«Hechos de lo que ven»

Casi un calco de la realidad. Rostros, manos, miradas que «nunca se cansarían de mirar lo que tienen delante». En el Cartel de Navidad, la Adoración de los pastores de Matthias Stomer
Giuseppe Frangi

Los pastores, los primeros. Ellos fueron testigos inmediatos de lo que había sucedido durante la noche en una de las grutas de los alrededores de Belén, grutas muy familiares para ellos, pues solían usarlas como establos. No dudaron en dar crédito al ángel que se les apareció. De hecho, como cuenta Lucas, «fueron corriendo». Fueron y encontraron. No podían saber, no podían entender, como dice don Giussani a propósito de Juan y Andrés. Pero lo que tenían ante sus ojos no necesitaba explicación. «Tenían delante algo que era como un paraíso».

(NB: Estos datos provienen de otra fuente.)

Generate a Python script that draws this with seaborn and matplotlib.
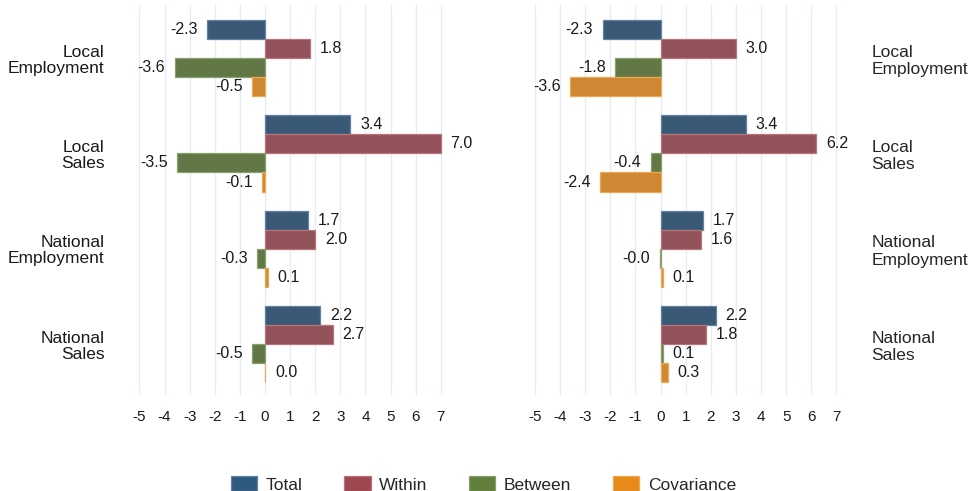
import matplotlib
matplotlib.use("Agg")
import matplotlib.pyplot as plt
import matplotlib.colors as mcolors
import seaborn as sns
import pandas as pd

categories = ["Local\nEmployment", "Local\nSales", "National\nEmployment", "National\nSales"]
components = ["Total", "Within", "Between", "Covariance"]

# Decomposition, first specification
left_total = [-2.3, 3.4, 1.7, 2.2]
left_within = [1.8, 7.0, 2.0, 2.7]
left_between = [-3.6, -3.5, -0.3, -0.5]
left_covariance = [-0.5, -0.1, 0.1, 0.02]

# Decomposition, second specification
right_total = [-2.3, 3.4, 1.7, 2.2]
right_within = [3.0, 6.2, 1.6, 1.8]
right_between = [-1.8, -0.4, -0.03, 0.1]
right_covariance = [-3.6, -2.4, 0.1, 0.3]

x_ticks = [-5, -4, -3, -2, -1, 0, 1, 2, 3, 4, 5, 6, 7]

palette = ["#2f5a80", "#9e4750", "#637f3e", "#e88a1a"]


def lighten(col, amount=0.25):
    r, g, b = mcolors.to_rgb(col)
    return (r + (1 - r) * amount, g + (1 - g) * amount, b + (1 - b) * amount)


def long_table(total, within, between, cov):
    rows = []
    for comp, vals in zip(components, [total, within, between, cov]):
        for cat, v in zip(categories, vals):
            rows.append({"category": cat, "component": comp, "value": v})
    return pd.DataFrame(rows)


sns.set_theme(style="white")
plt.rcParams["font.family"] = ["Liberation Sans", "DejaVu Sans"]

fig = plt.figure(figsize=(9.73, 4.91), dpi=100)
ax_l = fig.add_axes([0.1304, 0.1955, 0.3355, 0.794])
ax_r = fig.add_axes([0.537, 0.1955, 0.3355, 0.794])

panels = [
    (ax_l, long_table(left_total, left_within, left_between, left_covariance), "left"),
    (ax_r, long_table(right_total, right_within, right_between, right_covariance), "right"),
]

for ax, df, side in panels:
    sns.barplot(data=df, y="category", x="value", hue="component",
                hue_order=components, order=categories, palette=palette,
                orient="h", width=0.8, ax=ax, legend=False, zorder=2)
    for patch_group, col in zip(ax.containers, palette):
        for p in patch_group:
            p.set_edgecolor(lighten(col))
            p.set_linewidth(0.9)
        ax.bar_label(patch_group, fmt="%.1f", padding=7, fontsize=11.5,
                     color="#1a1a1a")
    ax.set_xlim(-5.5, 7.5)
    ax.set_ylim(3.535, -0.556)
    ax.set_xticks(x_ticks)
    ax.set_xticklabels([str(t) for t in x_ticks], fontsize=11, color="#1a1a1a")
    ax.tick_params(axis="x", length=0, pad=11)
    ax.tick_params(axis="y", length=0, pad=16, labelsize=12.5)
    for lbl in ax.get_yticklabels():
        lbl.set_color("#1a1a1a")
        lbl.set_linespacing(1.1)
        lbl.set_multialignment("right" if side == "left" else "left")
    ax.grid(axis="x", color="#e6edf1", linewidth=1.0, zorder=0)
    ax.set_axisbelow(True)
    ax.set_xlabel("")
    ax.set_ylabel("")
    for s in ax.spines.values():
        s.set_visible(False)
    if side == "right":
        ax.yaxis.tick_right()
        for lbl in ax.get_yticklabels():
            lbl.set_horizontalalignment("left")

handles = [plt.Rectangle((0, 0), 1, 1, facecolor=c, edgecolor=lighten(c),
                         linewidth=0.9) for c in palette]
fig.legend(handles, components, loc="lower center", bbox_to_anchor=(0.497, -0.035),
           ncol=4, frameon=False, fontsize=12.5, handlelength=1.5, handleheight=0.9,
           handletextpad=0.5, columnspacing=2.4)

fig.savefig("out.png", dpi=100)
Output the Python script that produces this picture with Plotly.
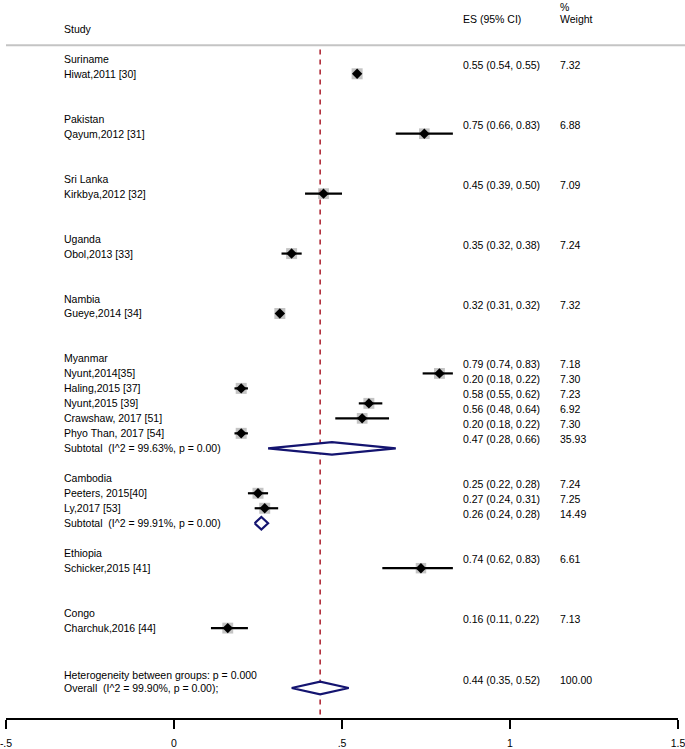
import numpy as np
import plotly.graph_objects as go

# ---- data ----
groups = ["Suriname", "Pakistan", "Sri Lanka", "Uganda", "Nambia",
          "Myanmar", "Cambodia", "Ethiopia", "Congo"]

studies = [
    ["Hiwat,2011 [30]"],
    ["Qayum,2012 [31]"],
    ["Kirkbya,2012 [32]"],
    ["Obol,2013 [33]"],
    ["Gueye,2014 [34]"],
    ["Nyunt,2014[35]", "Haling,2015 [37]", "Nyunt,2015 [39]",
     "Crawshaw, 2017 [51]", "Phyo Than, 2017 [54]"],
    ["Peeters, 2015[40]", "Ly,2017 [53]"],
    ["Schicker,2015 [41]"],
    ["Charchuk,2016 [44]"],
]

es = [[0.545], [0.745], [0.445], [0.35], [0.315],
      [0.79, 0.20, 0.58, 0.56, 0.20],
      [0.25, 0.27],
      [0.735], [0.16]]
lo = [[0.54], [0.66], [0.39], [0.32], [0.31],
      [0.74, 0.18, 0.55, 0.48, 0.18],
      [0.22, 0.24],
      [0.62], [0.11]]
hi = [[0.55], [0.83], [0.50], [0.38], [0.32],
      [0.83, 0.22, 0.62, 0.64, 0.22],
      [0.28, 0.31],
      [0.83], [0.22]]
weights = [[7.32], [6.88], [7.09], [7.24], [7.32],
           [7.18, 7.30, 7.23, 6.92, 7.30],
           [7.24, 7.25],
           [6.61], [7.13]]
es_text = [["0.55 (0.54, 0.55)"], ["0.75 (0.66, 0.83)"], ["0.45 (0.39, 0.50)"],
           ["0.35 (0.32, 0.38)"], ["0.32 (0.31, 0.32)"],
           ["0.79 (0.74, 0.83)", "0.20 (0.18, 0.22)", "0.58 (0.55, 0.62)",
            "0.56 (0.48, 0.64)", "0.20 (0.18, 0.22)"],
           ["0.25 (0.22, 0.28)", "0.27 (0.24, 0.31)"],
           ["0.74 (0.62, 0.83)"], ["0.16 (0.11, 0.22)"]]

# subtotals (only for groups with more than one study)
sub_es = {5: 0.47, 6: 0.26}
sub_lo = {5: 0.28, 6: 0.24}
sub_hi = {5: 0.66, 6: 0.28}
sub_w = {5: "35.93", 6: "14.49"}
sub_text = {5: "0.47 (0.28, 0.66)", 6: "0.26 (0.24, 0.28)"}
sub_label = {5: "Subtotal\u00a0 (I^2 = 99.63%, p = 0.00)",
             6: "Subtotal\u00a0 (I^2 = 99.91%, p = 0.00)"}

overall_es, overall_lo, overall_hi = 0.435, 0.35, 0.52
overall_text = "0.44 (0.35, 0.52)"
overall_w = "100.00"
het_label = "Heterogeneity between groups: p = 0.000"
overall_label = "Overall\u00a0 (I^2 = 99.90%, p = 0.00);"

x_ticks = [-0.5, 0, 0.5, 1, 1.5]
x_ticktext = ["-.5", "0", ".5", "1", "1.5"]

# ---- row layout (Stata metan style) ----
X_LABEL, X_ES, X_W = -0.329, 0.856, 1.147
TXT_SHIFT = -0.6
FONT = "Liberation Sans, Arial, Helvetica, sans-serif"
FS = 10.5

labels = []      # (row, text)
right_txt = []   # (row, es text, weight text)
pts = {"x": [], "y": [], "lo": [], "hi": [], "w": []}
diamonds = []    # (row, es, lo, hi)

row = 0
for g, name in enumerate(groups):
    labels.append((row, name))
    row += 1
    for k, st in enumerate(studies[g]):
        labels.append((row, st))
        pts["x"].append(es[g][k]); pts["y"].append(row)
        pts["lo"].append(lo[g][k]); pts["hi"].append(hi[g][k])
        pts["w"].append(weights[g][k])
        right_txt.append((row, es_text[g][k], f"{weights[g][k]:.2f}"))
        row += 1
    if g in sub_es:
        labels.append((row, sub_label[g]))
        diamonds.append((row, sub_es[g], sub_lo[g], sub_hi[g]))
        right_txt.append((row, sub_text[g], sub_w[g]))
        row += 2
    else:
        row += 2

het_row = row
overall_row = row + 1
labels.append((het_row + 0.15, het_label))
labels.append((overall_row, overall_label))
diamonds.append((overall_row, overall_es, overall_lo, overall_hi))
right_txt.append((overall_row + 0.05, overall_text, overall_w))

fig = go.Figure()

# weight boxes
px_arr = np.array(pts["x"])
w_arr = np.array(pts["w"])
fig.add_trace(go.Scatter(
    x=px_arr, y=pts["y"], mode="markers",
    marker=dict(symbol="square", size=11 * np.sqrt(w_arr / 7.3), color="#ababab",
                line=dict(width=0)),
    hoverinfo="skip", showlegend=False,
))
# point estimates with CI
fig.add_trace(go.Scatter(
    x=px_arr, y=pts["y"], mode="markers",
    marker=dict(symbol="diamond", size=8, color="black"),
    error_x=dict(type="data", symmetric=False,
                 array=np.array(pts["hi"]) - px_arr,
                 arrayminus=px_arr - np.array(pts["lo"]),
                 color="black", thickness=2.2, width=0),
    showlegend=False,
))
# pooled diamonds
H = 0.42
for r, e, l, h in diamonds:
    fig.add_trace(go.Scatter(
        x=[l, e, h, e, l], y=[r, r - H, r, r + H, r],
        mode="lines", fill="toself", fillcolor="white",
        line=dict(color="#141470", width=2.2),
        showlegend=False, hoverinfo="skip",
    ))

# reference line at overall estimate
fig.add_shape(type="line", x0=overall_es, x1=overall_es, y0=-0.62, y1=44.0,
              xref="x", yref="y", line=dict(color="#b02a38", width=1.6, dash="5px,5px"),
              layer="below")
# header separator
fig.add_shape(type="line", x0=0, x1=1.02, y0=-0.9, y1=-0.9, xref="paper", yref="y",
              line=dict(color="#c4c4c4", width=2))


def txt(x, y, s):
    fig.add_annotation(x=x, y=y, text=s, xref="x", yref="y", xanchor="left",
                       yanchor="middle", showarrow=False, borderpad=0,
                       font=dict(family=FONT, size=FS, color="black"))


for r, s in labels:
    txt(X_LABEL, r, s)
for r, s, w in right_txt:
    txt(X_ES, r + TXT_SHIFT, s)
    txt(X_W, r + TXT_SHIFT, w)

txt(X_LABEL, -2.0, "Study")
txt(X_ES, -2.67, "ES (95% CI)")
txt(X_W, -2.67, "Weight")
txt(X_W, -3.45, "%")

fig.update_layout(
    width=685, height=749,
    margin=dict(l=5, r=5, t=0, b=25),
    plot_bgcolor="white", paper_bgcolor="white",
    xaxis=dict(range=[-0.5, 1.5], tickvals=x_ticks, ticktext=x_ticktext,
               showgrid=False, zeroline=False, showline=True, linecolor="black",
               linewidth=1.5, ticks="outside", ticklen=9, tickwidth=1.5,
               tickcolor="black", ticklabelstandoff=6, ticklabeloverflow="allow",
               tickfont=dict(family=FONT, size=FS, color="black")),
    yaxis=dict(range=[44.0, -3.925], visible=False, showgrid=False, zeroline=False),
    showlegend=False,
)

fig.write_html("out.html", config={"displayModeBar": False},
               post_script="document.body.style.margin='0';")
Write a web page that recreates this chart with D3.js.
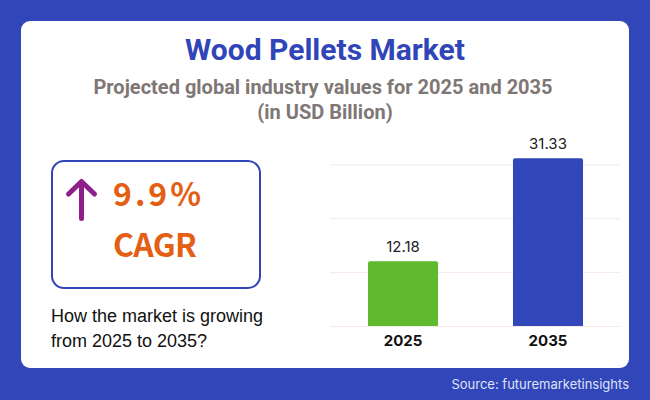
<!DOCTYPE html>
<html><head><meta charset="utf-8">
<script src="https://cdn.jsdelivr.net/npm/d3@7"></script>
<style>html,body{margin:0;padding:0;background:#3146b8}svg{display:block}</style>
</head><body>
<script>
const categories = ["2025", "2035"];
const values = [12.18, 31.33];
const barColors = ["#5fba2e", "#3146b8"];
const gridTicks = [0, 10, 20, 30];

const svg = d3.select("body").append("svg").attr("width", 650).attr("height", 400);
svg.append("rect").attr("width", 650).attr("height", 400).attr("fill", "#3146b8");
svg.append("rect").attr("x", 21).attr("y", 21).attr("width", 608).attr("height", 347).attr("rx", 9).attr("fill", "#fff");

function text(x, y, s, size, weight, fill, family, anchor) {
  return svg.append("text").attr("x", x).attr("y", y).attr("text-anchor", anchor || "middle")
    .attr("font-size", size).attr("font-weight", weight).attr("fill", fill).attr("font-family", family).text(s);
}
text(325, 60, "Wood Pellets Market", 30, 700, "#2f45b8", "Roboto");
text(323, 94, "Projected global industry values for 2025 and 2035", 20, 700, "#7f7775", "Roboto");
text(325, 119, "(in USD Billion)", 20, 700, "#7f7775", "Roboto");

svg.append("rect").attr("x", 52).attr("y", 161).attr("width", 208).attr("height", 127).attr("rx", 12)
  .attr("fill", "#fff").attr("stroke", "#3146b8").attr("stroke-width", 2);
svg.append("path").attr("d", "M81.5 218.5V181.5M68.5 194L81.5 181.5L94.5 194").attr("fill", "none")
  .attr("stroke", "#8e2089").attr("stroke-width", 5).attr("stroke-linecap", "round").attr("stroke-linejoin", "round");
text(113, 206, "9.9%", 32, 700, "#e35f14", "Noto Sans CJK SC", "start").attr("letter-spacing", 3);
text(113, 256.5, "CAGR", 32, 700, "#e35f14", "Noto Sans CJK SC", "start").attr("letter-spacing", -0.7);
text(51, 322, "How the market is growing", 18, 400, "#111", "Liberation Sans", "start");
text(51, 347, "from 2025 to 2035?", 18, 400, "#111", "Liberation Sans", "start");

const x = d3.scaleBand().domain(categories).range([330.5, 620.5]).paddingInner(0.517).paddingOuter(0.2585);
const y = d3.scaleLinear().domain([0, 30]).range([327, 165.3]);

svg.append("g").selectAll("line").data(gridTicks).join("line")
  .attr("x1", 330).attr("x2", 620).attr("y1", d => y(d) - 0.5).attr("y2", d => y(d) - 0.5)
  .attr("stroke", "#f6e8e8").attr("stroke-width", 1);

const rows = categories.map((c, i) => ({c, v: values[i], col: barColors[i]}));
svg.append("g").selectAll("path").data(rows).join("path")
  .attr("fill", d => d.col)
  .attr("d", d => {
    const l = x(d.c), r = l + x.bandwidth(), t = y(d.v), b = y(0) - 1, q = 2;
    return `M${l} ${b}V${t + q}Q${l} ${t} ${l + q} ${t}H${r - q}Q${r} ${t} ${r} ${t + q}V${b}Z`;
  });
svg.append("g").selectAll("text").data(rows).join("text")
  .attr("x", d => x(d.c) + x.bandwidth() / 2).attr("y", d => y(d.v) - 9)
  .attr("text-anchor", "middle").attr("font-family", "Inter").attr("font-size", 15).attr("fill", "#222")
  .text(d => d.v.toFixed(2));

const axis = svg.append("g").attr("transform", "translate(0,327)")
  .call(d3.axisBottom(x).tickSize(0).tickPadding(8));
axis.select(".domain").remove();
axis.selectAll("text").attr("font-family", "Inter").attr("font-size", 15).attr("font-weight", 700).attr("fill", "#111");

text(629, 389, "Source: futuremarketinsights", 13, 400, "#dfe3f7", "Inter", "end");
</script>
</body></html>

Cuántas veces han intentado imaginar los artistas ese instante de adhesión inmediata a la realidad que se manifestaba ante los pastores de manera tan marginal pero a la vez tan desbordante. Un desafío nada obvio. Resulta más sencillo constatar la llegada de los Magos ante la presencia del Niño. En su caso hay más asideros, como la solemnidad del cortejo, el boato de sus ropajes, los regalos tan cuidadosamente pensados y confeccionados. Con los pastores no hay nada de eso. Los únicos ingredientes con los que contar para la reconstrucción visual de aquella noche son su sencillez y su asombro. Los pastores representan el triunfo de lo “poco”.



No es casual que en dos siglos tan cargados de certezas intelectuales como el XV y el XVI, los artistas tendieran a reducir este sorprendente vuelco de las jerarquías sociales a un hermoso cuento un poco edulcorado. En el XVII, siglo inquieto y complicado, los artistas recuperaron en cambio una identificación instintiva con esa situación que documenta el Evangelio de Lucas. Es Caravaggio quien abre el camino con una obra maestra que pintó en 1609 para la iglesia de Santa María de la Concepción en Messina (custodiada actualmente en el Museo Regional de la ciudad). Una Natividad pobre, una Natividad en el suelo, despojada de todo oropel, marcada por el ímpetu de los pastores que apenas pueden contener su asombro y su afecto, inclinándose ante María y el Niño. El XVII es también el siglo de un artista fascinante cuya identidad se desconoce, pero al que se ha clasificado como el maestro del Anuncio a los pastores, pues se especializó en este tema.

También es el siglo de Matthias Stomer, artista de origen holandés que trabajaba en Italia, entre Roma, Nápoles y Sicilia, a partir de 1630. Stomer es un discípulo de Caravaggio de la última generación, a ultranza, puro y duro, obediente al estilo de su revolucionario maestro incluso cuando el viento parecía soplar en otras direcciones. Como escribió Roberto Longhi con una claridad impagable, Stomer es uno de los que permanecen obstinadamente aferrados a la gramática de Caravaggio incluso cuando ya «era inminente la expiración del barroco y la triunfante Roma de la Contrarreforma ya no tenía ojos».

Nuestro artista, en vez de mediar con el espíritu de los tiempos, radicalizó su estilo. Lo hizo más sencillo y objetivo, hasta el punto de dar forma casi a un hiperrealismo caravaggesco. Pagó el precio que le supuso tener que desplazar su radio de acción lejos del que era el centro del mundo, Roma, para trabajar sobre todo en Sicilia y luego también en Lombardía. La Adoración de los pastores es naturalmente el tema donde se le reconoce con más convicción, de hecho realiza hasta ocho versiones, contando solo las que han llegado hasta nosotros, con diversas variantes. En esta, custodiada en el Museo del Palacio Madama de Turín, Stomer parece hacer de su pintura casi un calco de la realidad. Los rostros, las manos, tienen una exactitud que llega de manera inmediata a nuestros ojos. Hablan con la mirada de quien nunca se cansaría de mirar lo que tiene delante. Hablan con sus manos, que adoptan gestos de conmovedora devoción, tratando de contener el asombro por lo que han encontrado. La luz que irradia el Niño exalta su manera de estar allí, sin aspavientos. No solo están mirando ese «pedazo de paraíso». Lo que están mirando se convierte, de hecho, en su misma consistencia. Están hechos de lo que están viendo.